There are important national stories, but there can also be self-defeating stories. The idea that the era in which manufacturing did depend on relatively low-skilled labour, and quite a lot of it, has passed. We are not in that era and haven't been in that era for some time. If a country with the same population as Australia, 25-million-odd people, such as Taiwan, can go and be the leader in chip technology, why should Australia say to itself that all we can do is be a country that focuses on primary production and the earlier parts of the minerals and resources production process? We can do anything and everything. The moment that we acknowledge that—the moment that we actually make that an object of our national story—we begin to move down the path to making it real.

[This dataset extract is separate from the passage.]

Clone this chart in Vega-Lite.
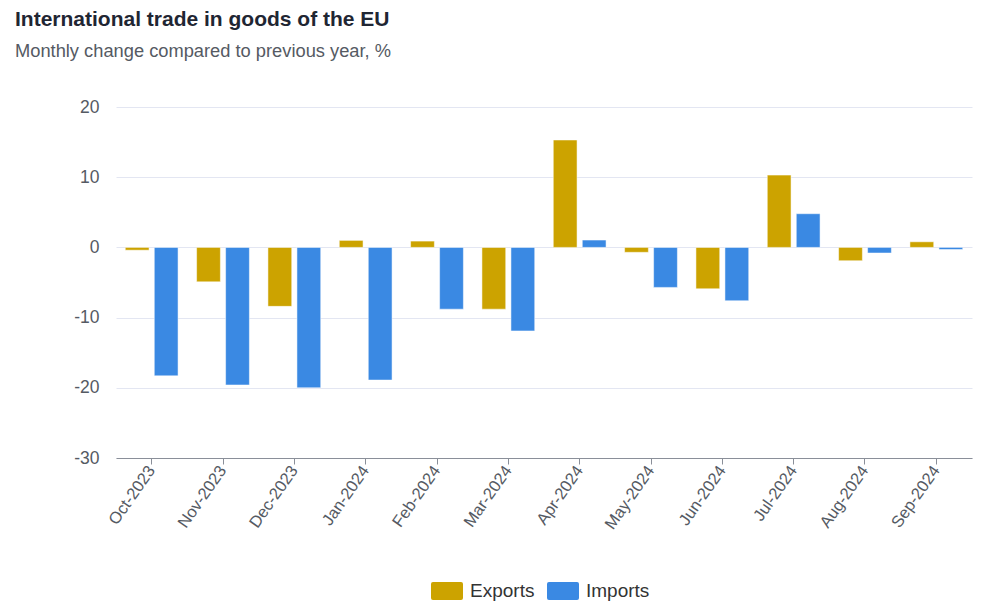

Those opposite, as I've said, are going to say no to this bill. That's not a surprise. I can't think that they've said yes to anything in the last two years. They say no to energy price relief, no to relief households and no to the responsible management of a budget that has delivered two surpluses after nine years in which there were eye-watering deficits as far as the eye can see, the tripling of the debt, the doubling of the debt before COVID occurred, unbelievable waste in programs like JobKeeper that blew $20 billion up against the wall on companies whose profits rose through the pandemic. There was every kind of bad governance that you could possibly imagine. Now that they're no longer sitting behind the wheel as it just spun aimlessly around, they say no to every single thing we do to try to clean up that mess, put Australia back on a sound budget position and guide Australia towards the future that Australians deserve: a high-quality future, an optimistic future, a future that does involve manufacturing, that does allow us to be a regional—in some cases, global—leader on the big challenges, on the net zero economy translation, on the energy transformation, on tackling climate change. That's what people want. That's what this government is delivering.

On the other side, it would be nice if one of these days the relentless negativity and the relentless hypocrisy made way for something else. I won't hold my breath. The Albanese Labor government is going to get on with guiding a future made in Australia.